Bytephoto sued over US 8,209,618
The first claim:
1. A method for sharing multi-media content among a plurality of users in a computer network consisting essentially of: creating a plurality of user accounts, each of the user accounts corresponding to one of the plurality of users, and having a plurality of interactive features including a first feature that permits the user to upload the multi-media content to the computer network; forming a user network including one or more of the plurality of user accounts in communication with one or more other user accounts and to the uploaded multi-media content via the computer network; categorizing the uploaded multi-media content in accordance with the subject matter of the uploaded multi-media content; organizing the uploaded multi-media content in a competitive format; and establishing a hierarchy for the uploaded multi-media content within the competitive format by implementing a competitive measurement system; wherein the competitive measurement system consists of: enabling each user to designate a single point to one of a plurality of multi-media content for each one of a plurality of competitive rounds; and ranking a position in the hierarchy for the uploaded multi-media content based on a summation of points.
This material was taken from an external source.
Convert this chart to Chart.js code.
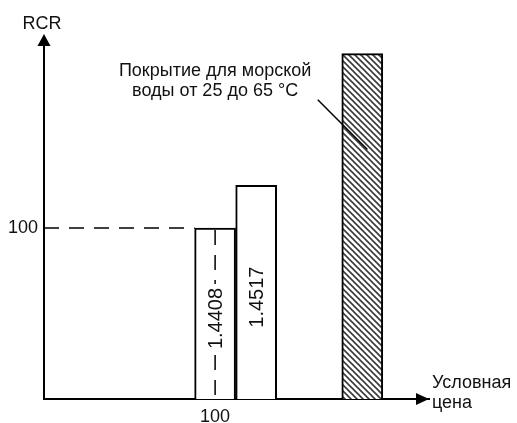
<!DOCTYPE html>
<html lang="ru">
<head>
<meta charset="utf-8">
<script src="https://cdn.jsdelivr.net/npm/chart.js@4.4.1/dist/chart.umd.min.js"></script>
<style>
  html, body { margin: 0; padding: 0; background: #fff; }
  #wrap { width: 517px; height: 423px; position: relative; }
</style>
</head>
<body>
<div id="wrap"><canvas id="rcr"></canvas></div>
<script>
// bars: conditional price (x) against RCR (y)
const barPrice = [100, 124, 186];
const barRcr = [100, 125, 202];
const barLabels = ['1.4408', '1.4517', ''];
const barHatched = [false, false, true];

const xTicks = [100];
const yTicks = [100];
const xMax = 225;
const yMax = 210;

// dashed guide to the point (100, 100)
const guidePoint = [100, 100];

// callout for the hatched bar
const noteLines = ['Покрытие для морской', 'воды от 25 до 65 °C'];
const notePos = [100, 189];
const noteLeader = [[160, 175], [189, 146]];

const yTitle = 'RCR';
const xTitle = ['Условная', 'цена'];

const FONT = '"Liberation Sans", Arial, sans-serif';

function makeHatch() {
  const c = document.createElement('canvas');
  c.width = 6; c.height = 6;
  const g = c.getContext('2d');
  g.fillStyle = '#fff';
  g.fillRect(0, 0, 6, 6);
  g.strokeStyle = '#3a3a3a';
  g.lineWidth = 1.6;
  for (let k = -1; k <= 1; k++) {
    g.beginPath();
    g.moveTo(k * 6 - 1, -1);
    g.lineTo(k * 6 + 7, 7);
    g.stroke();
  }
  return g.createPattern(c, 'repeat');
}

const hatch = makeHatch();

const decor = {
  id: 'decor',
  afterDatasetsDraw(chart) {
    const { ctx, chartArea: a, scales: { x, y } } = chart;
    const bars = chart.getDatasetMeta(0).data;
    ctx.save();

    // dashed guides
    const gx = x.getPixelForValue(guidePoint[0]);
    const gy = y.getPixelForValue(guidePoint[1]);
    ctx.strokeStyle = '#000';
    ctx.lineWidth = 1.5;
    ctx.setLineDash([15, 10]);
    ctx.beginPath();
    ctx.moveTo(a.left, gy);
    ctx.lineTo(bars[0].x - bars[0].width / 2, gy);
    ctx.stroke();
    ctx.beginPath();
    ctx.moveTo(gx, gy + 2);
    ctx.lineTo(gx, a.bottom);
    ctx.stroke();
    ctx.setLineDash([]);

    // vertical value labels inside bars
    ctx.font = '20px ' + FONT;
    ctx.textAlign = 'center';
    ctx.textBaseline = 'middle';
    bars.forEach((b, i) => {
      if (!barLabels[i]) return;
      const cy = (b.y + b.base) / 2 + 5;
      const w = ctx.measureText(barLabels[i]).width;
      ctx.save();
      ctx.translate(b.x, cy);
      ctx.rotate(-Math.PI / 2);
      ctx.fillStyle = '#fff';
      ctx.fillRect(-w / 2 - 4, -9, w + 8, 18);
      ctx.fillStyle = '#111';
      ctx.fillText(barLabels[i], 0, 1);
      ctx.restore();
    });

    // callout
    ctx.font = '18px ' + FONT;
    ctx.fillStyle = '#111';
    ctx.textBaseline = 'alphabetic';
    const nx = x.getPixelForValue(notePos[0]);
    const ny = y.getPixelForValue(notePos[1]);
    noteLines.forEach((t, i) => ctx.fillText(t, nx, ny + i * 20));
    ctx.strokeStyle = '#000';
    ctx.lineWidth = 1.5;
    ctx.beginPath();
    ctx.moveTo(x.getPixelForValue(noteLeader[0][0]), y.getPixelForValue(noteLeader[0][1]));
    ctx.lineTo(x.getPixelForValue(noteLeader[1][0]), y.getPixelForValue(noteLeader[1][1]));
    ctx.stroke();
    ctx.restore();
  },
  afterDraw(chart) {
    const { ctx, chartArea: a } = chart;
    ctx.save();
    ctx.fillStyle = '#000';
    // y arrow
    ctx.beginPath();
    ctx.moveTo(a.left, a.top - 6);
    ctx.lineTo(a.left - 6.5, a.top + 6);
    ctx.lineTo(a.left + 6.5, a.top + 6);
    ctx.closePath();
    ctx.fill();
    // x arrow
    ctx.beginPath();
    ctx.moveTo(a.right, a.bottom);
    ctx.lineTo(a.right - 13, a.bottom - 6);
    ctx.lineTo(a.right - 13, a.bottom + 6);
    ctx.closePath();
    ctx.fill();

    ctx.fillStyle = '#111';
    ctx.font = '18px ' + FONT;
    ctx.textBaseline = 'alphabetic';
    ctx.textAlign = 'center';
    ctx.fillText(yTitle, a.left - 2, a.top - 11);
    ctx.textAlign = 'left';
    ctx.fillText(xTitle[0], a.right + 3, a.bottom - 11);
    ctx.fillText(xTitle[1], a.right + 3, a.bottom + 9);
    ctx.restore();
  }
};

new Chart(document.getElementById('rcr'), {
  type: 'bar',
  data: {
    datasets: [{
      data: barPrice.map((p, i) => ({ x: p, y: barRcr[i] })),
      backgroundColor: barHatched.map(h => h ? hatch : '#fff'),
      borderColor: '#000',
      borderWidth: 2,
      borderSkipped: 'start',
      barThickness: 41
    }]
  },
  options: {
    responsive: true,
    maintainAspectRatio: false,
    animation: false,
    layout: { padding: { top: 40, right: 88, bottom: 0, left: 0 } },
    plugins: { legend: { display: false }, tooltip: { enabled: false } },
    scales: {
      x: {
        type: 'linear',
        min: 0,
        max: xMax,
        offset: false,
        z: 1,
        grid: { display: false, drawTicks: false },
        border: { color: '#000', width: 2 },
        afterBuildTicks: s => { s.ticks = xTicks.map(v => ({ value: v })); },
        afterFit: s => { s.height = 24; },
        ticks: { color: '#111', font: { size: 18, family: FONT }, padding: 7, maxRotation: 0 }
      },
      y: {
        min: 0,
        max: yMax,
        z: 1,
        grid: { display: false, drawTicks: false },
        border: { color: '#000', width: 2 },
        afterBuildTicks: s => { s.ticks = yTicks.map(v => ({ value: v })); },
        afterFit: s => { s.width = 44; },
        ticks: { color: '#111', font: { size: 18, family: FONT }, padding: 6 }
      }
    }
  },
  plugins: [decor]
});
</script>
</body>
</html>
The Electronic Frontier Foundation (EFF), together with Durie Tangri LLP, is defending a photo hobbyist against an outrageous patent suit from a company that claims to hold the rights to online competitions on social networks where users vote for the winner.
"Our client has been running 'vote-for-your-favorite-photo' polls for years, just for fun and the love of photography,” said EFF Staff Attorney Daniel Nazer, who is also the Mark Cuban Chair to Eliminate Stupid Patents. “The idea that you could patent this abstract idea -- and then demand a settlement to go away -- goes against both patent law and common sense."